▶ _GOAL_: Write out again, word for word, the lines below from the line that holds "Give me the matplotlib source for this chart." through the line that holds "s.set_visible(False)", omitting pictures.

======== DATA RECORDS ========

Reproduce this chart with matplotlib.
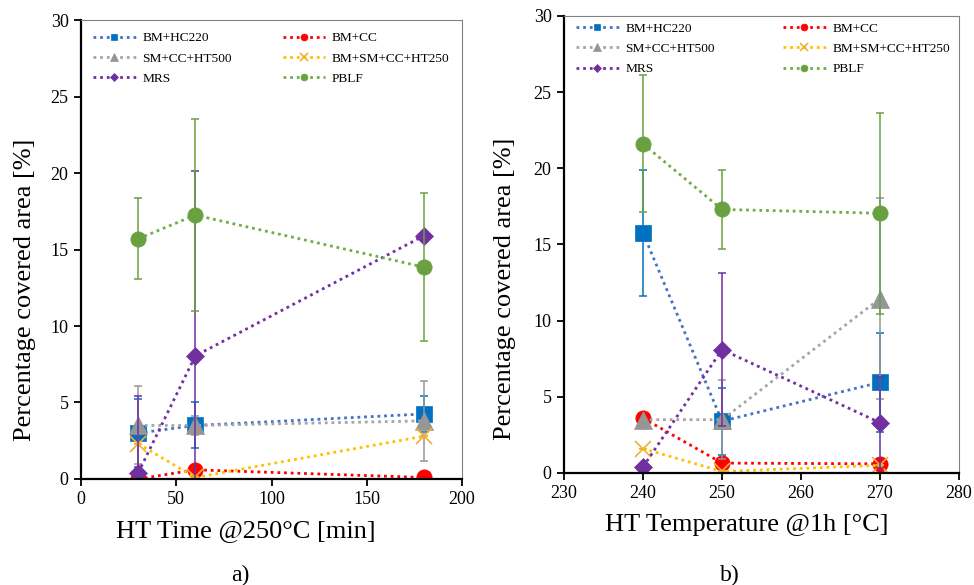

========
======== DATA RECORDS ========

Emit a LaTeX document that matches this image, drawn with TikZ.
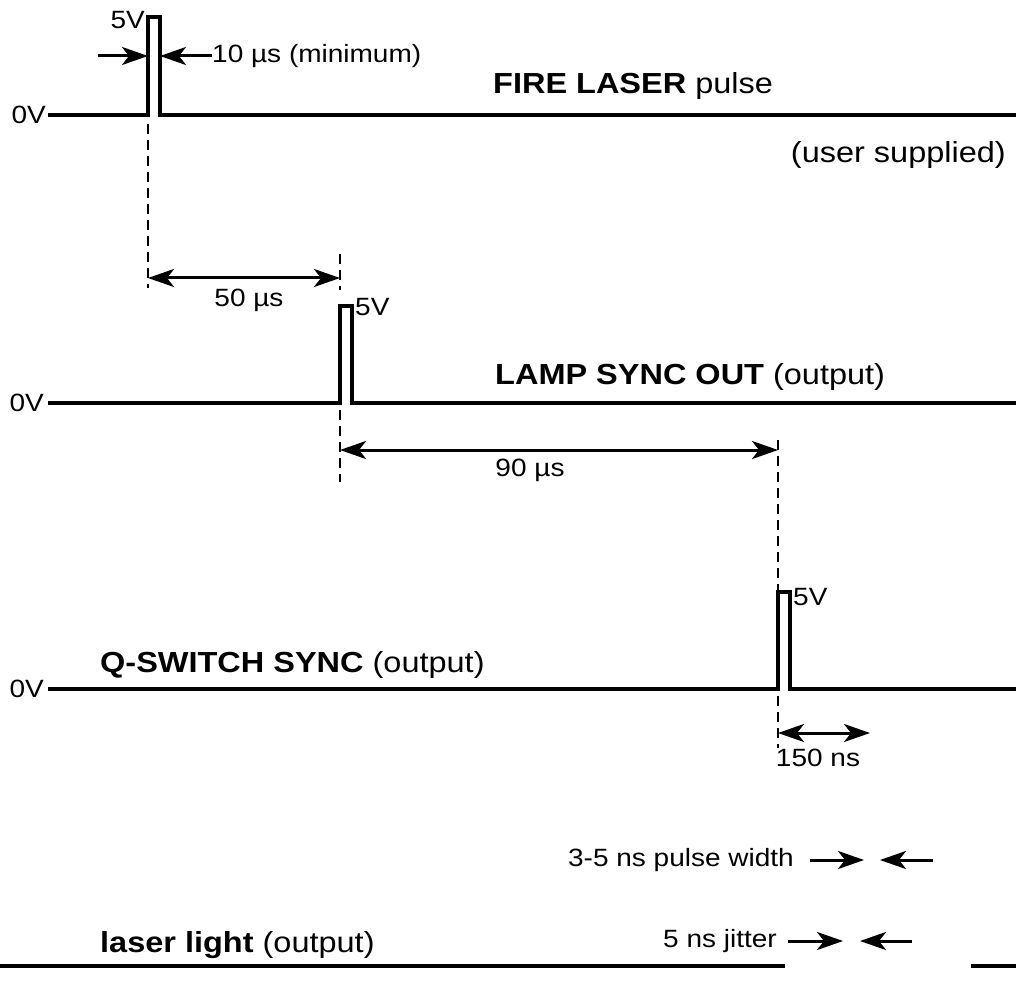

========
======== DATA RECORDS ========

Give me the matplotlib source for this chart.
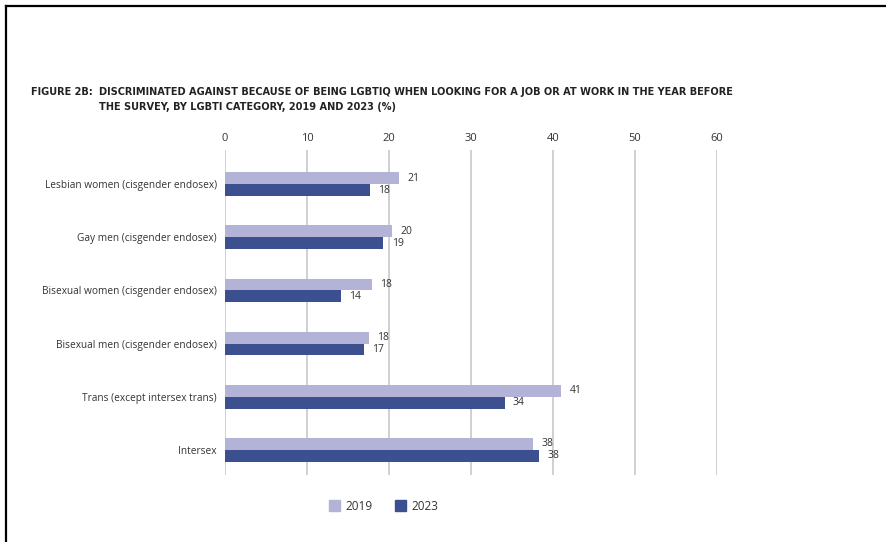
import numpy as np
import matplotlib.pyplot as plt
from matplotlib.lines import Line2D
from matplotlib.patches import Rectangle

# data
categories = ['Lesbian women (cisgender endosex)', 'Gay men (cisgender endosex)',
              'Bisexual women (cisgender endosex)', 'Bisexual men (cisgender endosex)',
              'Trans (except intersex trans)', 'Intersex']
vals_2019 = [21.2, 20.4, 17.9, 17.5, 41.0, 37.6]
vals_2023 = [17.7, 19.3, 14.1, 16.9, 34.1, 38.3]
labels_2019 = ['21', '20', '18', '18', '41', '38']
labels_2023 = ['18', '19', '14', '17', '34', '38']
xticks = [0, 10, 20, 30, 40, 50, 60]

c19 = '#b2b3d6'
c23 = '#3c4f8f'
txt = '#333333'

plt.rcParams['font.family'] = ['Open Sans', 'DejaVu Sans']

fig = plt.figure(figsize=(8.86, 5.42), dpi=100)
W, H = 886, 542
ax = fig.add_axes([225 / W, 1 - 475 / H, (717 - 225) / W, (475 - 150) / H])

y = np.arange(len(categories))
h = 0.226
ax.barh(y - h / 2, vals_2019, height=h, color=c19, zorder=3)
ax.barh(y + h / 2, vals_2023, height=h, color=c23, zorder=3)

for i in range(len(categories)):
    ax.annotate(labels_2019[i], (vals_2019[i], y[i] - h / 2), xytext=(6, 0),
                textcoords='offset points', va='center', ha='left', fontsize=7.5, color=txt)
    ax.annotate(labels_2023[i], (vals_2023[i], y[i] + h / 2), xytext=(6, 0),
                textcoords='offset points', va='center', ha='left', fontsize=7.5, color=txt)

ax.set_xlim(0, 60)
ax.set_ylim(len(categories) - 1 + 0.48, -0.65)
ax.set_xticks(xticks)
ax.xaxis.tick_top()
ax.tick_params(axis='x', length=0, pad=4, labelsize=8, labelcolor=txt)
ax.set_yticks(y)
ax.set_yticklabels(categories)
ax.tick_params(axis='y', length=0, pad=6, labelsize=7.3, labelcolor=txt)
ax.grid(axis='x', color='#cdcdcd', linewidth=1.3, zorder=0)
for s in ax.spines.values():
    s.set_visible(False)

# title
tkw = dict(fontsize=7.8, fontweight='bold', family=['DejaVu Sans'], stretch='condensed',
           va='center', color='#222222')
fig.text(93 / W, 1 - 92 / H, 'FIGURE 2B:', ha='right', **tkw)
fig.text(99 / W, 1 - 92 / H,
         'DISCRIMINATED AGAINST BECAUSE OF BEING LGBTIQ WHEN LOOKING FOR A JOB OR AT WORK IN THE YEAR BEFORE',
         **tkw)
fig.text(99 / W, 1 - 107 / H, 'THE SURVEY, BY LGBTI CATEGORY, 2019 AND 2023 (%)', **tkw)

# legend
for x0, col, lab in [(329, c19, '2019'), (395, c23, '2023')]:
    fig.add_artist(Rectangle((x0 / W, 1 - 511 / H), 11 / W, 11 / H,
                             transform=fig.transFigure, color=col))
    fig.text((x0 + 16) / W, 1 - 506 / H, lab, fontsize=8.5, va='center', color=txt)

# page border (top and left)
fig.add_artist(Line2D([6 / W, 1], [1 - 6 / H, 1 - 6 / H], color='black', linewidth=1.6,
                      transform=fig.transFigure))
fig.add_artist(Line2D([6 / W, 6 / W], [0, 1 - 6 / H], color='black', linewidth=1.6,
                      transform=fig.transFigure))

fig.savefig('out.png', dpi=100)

========

▶ _THE OUTPUT_:
Give me the matplotlib source for this chart.
import numpy as np
import matplotlib.pyplot as plt
from matplotlib.lines import Line2D
from matplotlib.patches import Rectangle

# data
categories = ['Lesbian women (cisgender endosex)', 'Gay men (cisgender endosex)',
              'Bisexual women (cisgender endosex)', 'Bisexual men (cisgender endosex)',
              'Trans (except intersex trans)', 'Intersex']
vals_2019 = [21.2, 20.4, 17.9, 17.5, 41.0, 37.6]
vals_2023 = [17.7, 19.3, 14.1, 16.9, 34.1, 38.3]
labels_2019 = ['21', '20', '18', '18', '41', '38']
labels_2023 = ['18', '19', '14', '17', '34', '38']
xticks = [0, 10, 20, 30, 40, 50, 60]

c19 = '#b2b3d6'
c23 = '#3c4f8f'
txt = '#333333'

plt.rcParams['font.family'] = ['Open Sans', 'DejaVu Sans']

fig = plt.figure(figsize=(8.86, 5.42), dpi=100)
W, H = 886, 542
ax = fig.add_axes([225 / W, 1 - 475 / H, (717 - 225) / W, (475 - 150) / H])

y = np.arange(len(categories))
h = 0.226
ax.barh(y - h / 2, vals_2019, height=h, color=c19, zorder=3)
ax.barh(y + h / 2, vals_2023, height=h, color=c23, zorder=3)

for i in range(len(categories)):
    ax.annotate(labels_2019[i], (vals_2019[i], y[i] - h / 2), xytext=(6, 0),
                textcoords='offset points', va='center', ha='left', fontsize=7.5, color=txt)
    ax.annotate(labels_2023[i], (vals_2023[i], y[i] + h / 2), xytext=(6, 0),
                textcoords='offset points', va='center', ha='left', fontsize=7.5, color=txt)

ax.set_xlim(0, 60)
ax.set_ylim(len(categories) - 1 + 0.48, -0.65)
ax.set_xticks(xticks)
ax.xaxis.tick_top()
ax.tick_params(axis='x', length=0, pad=4, labelsize=8, labelcolor=txt)
ax.set_yticks(y)
ax.set_yticklabels(categories)
ax.tick_params(axis='y', length=0, pad=6, labelsize=7.3, labelcolor=txt)
ax.grid(axis='x', color='#cdcdcd', linewidth=1.3, zorder=0)
for s in ax.spines.values():
    s.set_visible(False)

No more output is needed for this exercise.